Поэтому научные общества одновременно создавали языковую норму, просто потому что имели «непосредственный доступ» к знанию и возможность сразу подобрать слова для новых вещей, и оспаривали те языковые привычки, которые сложились в традиционных системах передачи знания, от университетских структур до придворного быта. В этих традиционных системах главный упор делался не на том, чтобы подобрать новые слова для новых вещей, а на том, чтобы постоянно истолковывать вещи и тем самым не давать завладеть этими вещами тем людям, кому эти вещи не принадлежат. Так, например, была устроена правовая система: истолкования законов были нужны не для того, чтобы научиться правильно применять законы, но чтобы никто, кроме юристов, владеющих традиционной перспективой применения законов, не смог ими воспользоваться. Любые противоречия, которые слишком видны извне, маскируются тем, что данные законы «работают», а работают они потому, что их постоянно толкуют, ни на что больше не отвлекаясь.
Поэтому, когда некоторые ученые говорят, что «мы не можем протестовать, потому что мы заняты делом», они ведут себя не как представители научного общества, но как представители традиционного быта. Своим делом они считают одновременно производство некоторых научных результатов и создание той дискурсивной среды, в которой эти научные результаты и будут признаваться непротиворечивыми. Под «занятием делом» и подразумевается не научное открытие, а определенное переживание истории науки таким образом, чтобы все возможные истолкования этого открытия монументально вписывались в историю науки. Любое изложение этого открытия должно выглядеть так, как будто его делают не только нынешние ученые, но и Платон, Галилей, Петр I и Ломоносов. Это прямая противоположность ситуации европейских научных обществ: там научное открытие происходит вразрез с уже осуществившимися присвоениями материальных ценностей и дискурсов, а здесь, наоборот, оно легитимирует эти присвоения. Там язык научных обществ был глубоко новаторским, а здесь он почему-то должен быть консервативным: как будто говорят сами вещи, а не ученые, постигающие суть этих вещей.

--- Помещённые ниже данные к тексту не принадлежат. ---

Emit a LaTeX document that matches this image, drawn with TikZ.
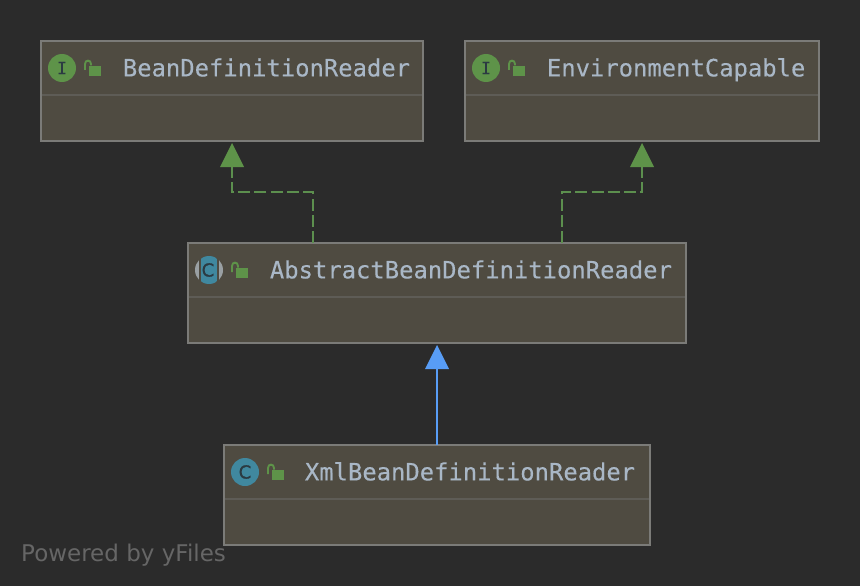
\documentclass[tikz,border=0pt]{standalone}
\usepackage{fontspec}
\usetikzlibrary{arrows.meta,calc}
\newfontfamily\monof[FakeBold=0.25]{DejaVu Sans Mono}
\newfontfamily\sansf{DejaVu Sans}
\newfontfamily\iconf[FakeBold=1]{DejaVu Sans}
\definecolor{bgc}{HTML}{2B2B2B}
\definecolor{boxfill}{HTML}{4F4B41}
\definecolor{boxline}{HTML}{7B7B78}
\definecolor{sepc}{HTML}{5E5C56}
\definecolor{namec}{HTML}{A9B7C6}
\definecolor{greenc}{HTML}{5E9349}
\definecolor{dashc}{HTML}{5C8F4E}
\definecolor{bluec}{HTML}{589DF6}
\definecolor{classc}{HTML}{40889F}
\definecolor{graysd}{HTML}{9AA0A3}
\definecolor{glyphc}{HTML}{2B3A42}
\definecolor{wmc}{HTML}{666666}
\tikzset{
  x=1pt,y=-1pt,
  classbox/.style={draw=boxline,fill=boxfill,line width=2pt,rectangle,inner sep=0pt,outer sep=0pt,minimum height=100pt},
  sepline/.style={draw=sepc,line width=1.5pt},
  nametext/.style={text=namec,font=\monof\fontsize{23.85}{28}\selectfont,anchor=base west,inner sep=0pt},
  iconI/.style={circle,fill=greenc,minimum size=28pt,inner sep=0pt,text=glyphc,font=\monof\fontsize{17}{18}\selectfont},
  iconC/.style={circle,fill=classc,minimum size=28pt,inner sep=0pt,text=glyphc,font=\iconf\fontsize{18}{18}\selectfont},
  realize/.style={draw=dashc,line width=2pt,dash pattern=on 12pt off 4.2pt},
  extend/.style={draw=bluec,line width=2pt},
  lockpic/.pic={
    \fill[greenc] (-3.5,-2) rectangle (8.5,8);
    \draw[greenc,line width=1.9pt] (-7,2) -- (-7,-4) .. controls (-7,-8.5) and (-1,-8.5) .. (-1,-4) -- (-1,-2.5);
  },
}
\begin{document}
\begin{tikzpicture}
\useasboundingbox[fill=bgc] (0,0) rectangle (860,586);

% class boxes
\node[classbox,minimum width=382pt] (bdr) at (232,91) {};
\node[classbox,minimum width=354pt] (env) at (642,91) {};
\node[classbox,minimum width=498pt] (abs) at (437,293) {};
\node[classbox,minimum width=426pt] (xml) at (437,495) {};

% separators
\draw[sepline] ($(bdr.west)+(1,4)$) -- ($(bdr.east)+(-1,4)$);
\draw[sepline] ($(env.west)+(1,4)$) -- ($(env.east)+(-1,4)$);
\draw[sepline] ($(abs.west)+(1,4)$) -- ($(abs.east)+(-1,4)$);
\draw[sepline] ($(xml.west)+(1,4)$) -- ($(xml.east)+(-1,4)$);

% icons
\node[iconI] (bdri) at (62,68) {I};
\node[iconI] (envi) at (486,68) {I};
\fill[graysd] (209,270) circle[radius=14];
\fill[boxfill] (199,255) rectangle (219,285);
\begin{scope}
  \clip (209,270) circle[radius=14];
  \fill[classc] (201,255) rectangle (217,285);
\end{scope}
\node[text=glyphc,font=\iconf\fontsize{18}{18}\selectfont,inner sep=0pt] (absi) at (208,270) {C};
\node[iconC] (xmli) at (245,472) {C};

% locks
\pic at (92,68) {lockpic};
\pic at (516,68) {lockpic};
\pic at (239,270) {lockpic};
\pic at (275,472) {lockpic};

% names
\node[nametext] (bdrn) at (122.7,76.4) {BeanDefinitionReader};
\node[nametext] (envn) at (546.7,76.4) {EnvironmentCapable};
\node[nametext] (absn) at (269.7,278.4) {AbstractBeanDefinitionReader};
\node[nametext] (xmln) at (304.7,480.4) {XmlBeanDefinitionReader};

% connectors
\coordinate (absl) at ($(abs.north west)!.25!(abs.north east)$);
\coordinate (absr) at ($(abs.north west)!.75!(abs.north east)$);
\coordinate (bdrt) at ($(bdr.south)+(0,2)$);
\coordinate (envt) at ($(env.south)+(0,2)$);
\coordinate (abst) at ($(abs.south)+(0,2)$);
\draw[realize] (absl) -- ++(0,-51) -| ($(bdrt)+(0,22)$);
\draw[realize] (absr) -- ++(0,-51) -| ($(envt)+(0,22)$);
\draw[extend] (xml.north) -- ($(abst)+(0,22)$);
\fill[greenc] (bdrt) -- ++(-12,24) -- ++(24,0) -- cycle;
\fill[greenc] (envt) -- ++(-12,24) -- ++(24,0) -- cycle;
\fill[bluec] (abst) -- ++(-12,24) -- ++(24,0) -- cycle;

% watermark
\node[anchor=base west,inner sep=0pt,text=wmc,font=\sansf\fontsize{23}{26}\selectfont] (wm) at (21,561) {Powered by yFiles};
\end{tikzpicture}
\end{document}
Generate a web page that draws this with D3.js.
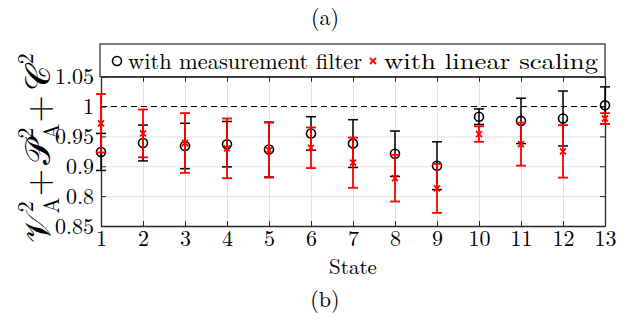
<!DOCTYPE html>
<html>
<head>
<meta charset="utf-8">
<script src="https://cdn.jsdelivr.net/npm/d3@7"></script>
<style>
body { margin: 0; background: #fff; }
svg text { font-family: "Latin Modern Roman", "Liberation Serif", "DejaVu Serif", serif; fill: #000; }
</style>
</head>
<body>
<div id="chart"></div>
<script>
// values
var states = [1,2,3,4,5,6,7,8,9,10,11,12,13];
var filterVal = [0.924,0.939,0.934,0.937,0.928,0.955,0.938,0.921,0.901,0.983,0.976,0.980,1.002];
var filterErr = [0.031,0.030,0.038,0.038,0.046,0.028,0.040,0.038,0.040,0.013,0.038,0.046,0.031];
var scaleVal = [0.972,0.955,0.939,0.930,0.927,0.931,0.906,0.880,0.863,0.954,0.937,0.925,0.980];
var scaleErr = [0.049,0.040,0.050,0.050,0.046,0.034,0.042,0.039,0.041,0.013,0.036,0.044,0.009];
var yTicks = [1.05,1,0.95,0.9,0.85,0.8];
var yTickLabels = ["1.05","1","0.95","0.9","0.8","0.85"];
var legendNames = ["with measurement filter","with linear scaling"];

var W = 630, H = 320;
var pLeft = 101, pRight = 605, pTop = 76.7, pBottom = 226;

var svg = d3.select("#chart").append("svg")
	.attr("width", W)
	.attr("height", H);

var x = d3.scaleLinear().domain([1,13]).range([pLeft, pRight]);
var y = d3.scaleLinear().domain([0.8,1.05]).range([pBottom, pTop]);

// grid
svg.append("g")
	.attr("transform", "translate(0," + pBottom + ")")
	.call(d3.axisBottom(x).tickValues(states).tickSize(-(pBottom-pTop)).tickFormat(""))
	.call(function(g){ g.select(".domain").remove(); g.selectAll("line").attr("stroke","#e3e3e3"); });
svg.append("g")
	.attr("transform", "translate(" + pLeft + ",0)")
	.call(d3.axisLeft(y).tickValues(yTicks).tickSize(-(pRight-pLeft)).tickFormat(""))
	.call(function(g){ g.select(".domain").remove(); g.selectAll("line").attr("stroke","#e3e3e3"); });

// reference line at 1
svg.append("line")
	.attr("x1", pLeft).attr("x2", pRight)
	.attr("y1", y(1)).attr("y2", y(1))
	.attr("stroke","#000").attr("stroke-width",1.1)
	.attr("stroke-dasharray","6,4");

// axes with inward ticks
function styleAxis(g){
	g.select(".domain").attr("stroke","#262626").attr("stroke-width",1.3);
	g.selectAll(".tick line").attr("stroke","#262626").attr("stroke-width",1);
	g.selectAll("text").style("font-size","22px").attr("fill","#000");
}
svg.append("g")
	.attr("transform", "translate(0," + pBottom + ")")
	.call(d3.axisBottom(x).tickValues(states).tickSizeInner(-5).tickSizeOuter(0).tickPadding(4).tickFormat(d3.format("d")))
	.call(styleAxis);
svg.append("g")
	.attr("transform", "translate(0," + pTop + ")")
	.call(d3.axisTop(x).tickValues(states).tickSizeInner(-5).tickSizeOuter(0).tickFormat(""))
	.call(styleAxis);
svg.append("g")
	.attr("transform", "translate(" + pLeft + ",0)")
	.call(d3.axisLeft(y).tickValues(yTicks).tickSizeInner(-5).tickSizeOuter(0).tickPadding(7)
		.tickFormat(function(d,i){ return yTickLabels[i]; }))
	.call(styleAxis);
svg.append("g")
	.attr("transform", "translate(" + pRight + ",0)")
	.call(d3.axisRight(y).tickValues(yTicks).tickSizeInner(-5).tickSizeOuter(0).tickFormat(""))
	.call(styleAxis);

// error bars
function drawSeries(vals, errs, color, lw, marker){
	var g = svg.append("g");
	var cap = 5;
	states.forEach(function(s, i){
		var cx = x(s);
		var lo = y(vals[i] - errs[i]), hi = y(vals[i] + errs[i]);
		g.append("line").attr("x1",cx).attr("x2",cx).attr("y1",lo).attr("y2",hi)
			.attr("stroke",color).attr("stroke-width",lw);
		g.append("line").attr("x1",cx-cap).attr("x2",cx+cap).attr("y1",lo).attr("y2",lo)
			.attr("stroke",color).attr("stroke-width",lw);
		g.append("line").attr("x1",cx-cap).attr("x2",cx+cap).attr("y1",hi).attr("y2",hi)
			.attr("stroke",color).attr("stroke-width",lw);
		marker(g, cx, y(vals[i]));
	});
}
function circleMark(g, cx, cy){
	g.append("circle").attr("cx",cx).attr("cy",cy).attr("r",4.5)
		.attr("fill","none").attr("stroke","#000").attr("stroke-width",1.6);
}
function crossMark(g, cx, cy){
	var s = 3;
	g.append("path")
		.attr("d","M"+(cx-s)+","+(cy-s)+"L"+(cx+s)+","+(cy+s)+"M"+(cx-s)+","+(cy+s)+"L"+(cx+s)+","+(cy-s))
		.attr("stroke","#ff0000").attr("stroke-width",1.8).attr("fill","none");
}
drawSeries(filterVal, filterErr, "#000", 1.5, circleMark);
drawSeries(scaleVal, scaleErr, "#ff0000", 1.8, crossMark);

// legend
var leg = svg.append("g");
leg.append("rect")
	.attr("x", pLeft - 1).attr("y", 44)
	.attr("width", pRight - pLeft + 1).attr("height", pTop - 44)
	.attr("fill","#fff").attr("stroke","#262626").attr("stroke-width",1.2);
circleMark(leg, 117, 61);
leg.append("text").attr("x",128).attr("y",69).style("font-size","21.5px")
	.attr("textLength",234).attr("lengthAdjust","spacingAndGlyphs").text(legendNames[0]);
crossMark(leg, 373, 61);
leg.append("text").attr("x",384).attr("y",69).style("font-size","21.5px")
	.attr("textLength",214).attr("lengthAdjust","spacingAndGlyphs").text(legendNames[1]);

// labels
svg.append("text").attr("x",353).attr("y",274).attr("text-anchor","middle")
	.style("font-size","21px").text("State");
svg.append("text").attr("x",325).attr("y",25).attr("text-anchor","middle")
	.style("font-size","22px").text("(a)");
svg.append("text").attr("x",325).attr("y",307).attr("text-anchor","middle")
	.style("font-size","22px").text("(b)");

var yl = svg.append("text")
	.attr("transform","translate(50,148) rotate(-90)")
	.attr("text-anchor","middle")
	.style("font-size","35px");
yl.append("tspan").text("\u{1D4B1}");
yl.append("tspan").attr("dy",9).style("font-size","22px").text("A");
yl.append("tspan").attr("dx",-15).attr("dy",-26).style("font-size","22px").text("2");
yl.append("tspan").attr("dx",5).attr("dy",17).text("+");
yl.append("tspan").attr("dx",4).text("\u{1D4AB}");
yl.append("tspan").attr("dy",9).style("font-size","22px").text("A");
yl.append("tspan").attr("dx",-15).attr("dy",-26).style("font-size","22px").text("2");
yl.append("tspan").attr("dx",5).attr("dy",17).text("+");
yl.append("tspan").attr("dx",4).text("\u{1D49E}");
yl.append("tspan").attr("dx",1).attr("dy",-17).style("font-size","22px").text("2");
</script>
</body>
</html>
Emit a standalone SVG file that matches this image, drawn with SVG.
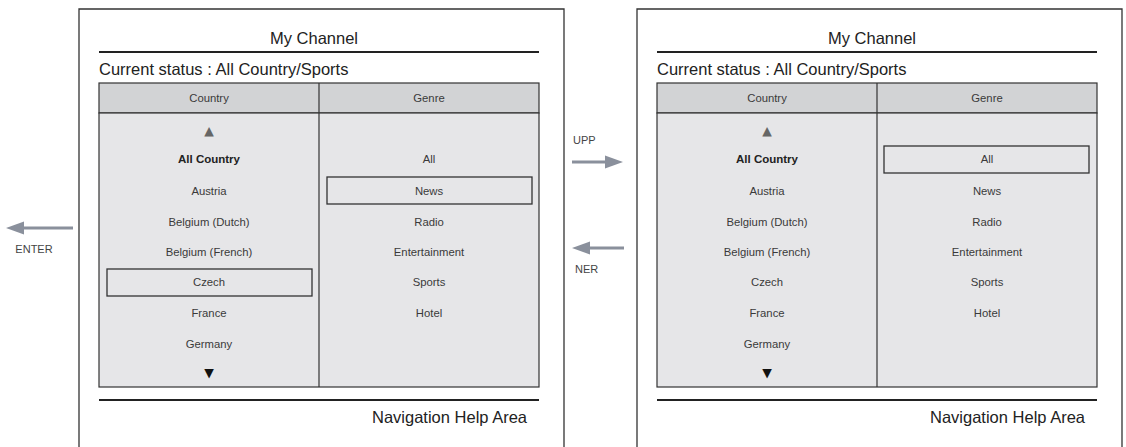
<svg xmlns="http://www.w3.org/2000/svg" width="1126" height="447" viewBox="0 0 1126 447">
<style>
.frame{fill:none;stroke:#333;stroke-width:1.3}
.thick{stroke:#222;stroke-width:2.2}
.hdr{fill:#d2d3d5;stroke:#333;stroke-width:1.2}
.body{fill:#e6e6e8;stroke:#333;stroke-width:1.2}
.t16{font-family:"Liberation Sans",Arial,sans-serif;font-size:16.5px;fill:#222}
.t11{font-family:"Liberation Sans",Arial,sans-serif;font-size:11.3px;fill:#3a3a3a;text-anchor:middle}
.b11{font-family:"Liberation Sans",Arial,sans-serif;font-size:11.5px;font-weight:bold;fill:#222;text-anchor:middle}
.sel{fill:none;stroke:#333;stroke-width:1.3}
.lbl{font-family:"Liberation Sans",Arial,sans-serif;font-size:11px;fill:#444}
.arr{stroke:#8a909c;stroke-width:3}
.ah{fill:#8a909c}
.tri{font-family:"DejaVu Sans",sans-serif;font-size:12.5px;text-anchor:middle}
</style>
<defs>
<g id="panel">
<path class="frame" d="M79,447 V9 H564 V447"/>
<text class="t16" x="314" y="44" text-anchor="middle">My Channel</text>
<line class="thick" x1="99" y1="52" x2="539" y2="52"/>
<text class="t16" x="99" y="75">Current status : All Country/Sports</text>
<rect class="hdr" x="99" y="83" width="440" height="30"/>
<rect class="body" x="99" y="113" width="440" height="274"/>
<line x1="319" y1="83" x2="319" y2="387" stroke="#333" stroke-width="1.2"/>
<text class="t11" x="209" y="102">Country</text>
<text class="t11" x="429" y="102">Genre</text>
<text class="tri" x="209" y="135" fill="#666">▲</text>
<text class="b11" x="209" y="163">All Country</text>
<text class="t11" x="209" y="195">Austria</text>
<text class="t11" x="209" y="226">Belgium (Dutch)</text>
<text class="t11" x="209" y="256">Belgium (French)</text>
<text class="t11" x="209" y="286">Czech</text>
<text class="t11" x="209" y="317">France</text>
<text class="t11" x="209" y="348">Germany</text>
<text class="tri" x="209" y="377" fill="#111">▼</text>
<text class="t11" x="429" y="163">All</text>
<text class="t11" x="429" y="195">News</text>
<text class="t11" x="429" y="226">Radio</text>
<text class="t11" x="429" y="256">Entertainment</text>
<text class="t11" x="429" y="286">Sports</text>
<text class="t11" x="429" y="317">Hotel</text>
<line class="thick" x1="99" y1="400" x2="539" y2="400"/>
<text class="t16" x="527" y="423" text-anchor="end">Navigation Help Area</text>
</g>
</defs>
<g id="screen-left">
<use href="#panel"/>
<rect class="sel" x="107" y="269" width="205" height="27"/>
<rect class="sel" x="327" y="177" width="205" height="27"/>
</g>
<g id="screen-right">
<use href="#panel" transform="translate(558,0)"/>
<rect class="sel" x="884" y="146" width="205" height="27"/>
</g>
<g id="connectors">
<line class="arr" x1="572" y1="162" x2="608" y2="162"/>
<polygon class="ah" points="623,162 605,155.5 605,168.5"/>
<line class="arr" x1="588" y1="248" x2="624" y2="248"/>
<polygon class="ah" points="572,248 590,241.5 590,254.5"/>
<line class="arr" x1="22" y1="228" x2="73" y2="228"/>
<polygon class="ah" points="6,228 24,221.5 24,234.5"/>
</g>
<g id="labels">
<text class="lbl" x="573" y="144">UPP</text>
<text class="lbl" x="575" y="273">NER</text>
<text class="lbl" x="34" y="253" text-anchor="middle">ENTER</text>
</g>
</svg>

Вывод отсюда прост: если Академия наук отстаивает свою автономию, то это должна быть автономия проникновения в различные сферы. Автономия исследовать общество, не говоря на языке этого общества. Автономия исследовать правовую сферу, не принимая каждый закон как исходную данность для работы, нуждающуюся только в хитроумном тавтологическом толковании. Исследовать естественные объекты, независимо от позиции крупных корпораций по их эксплуатации. Исследовать космос, независимо от числа поступивших заказов на покорение космоса. Вот это и будет наука открытий, а не наука согласия с открытиями. Тогда будут и новые открытия законов природы, и новые законы в стране, и новый уровень проницательности образованных людей. Это не просто достоинство ученых или страны, но их настоящий суверенитет, без которого и государственный суверенитет окажется неполным.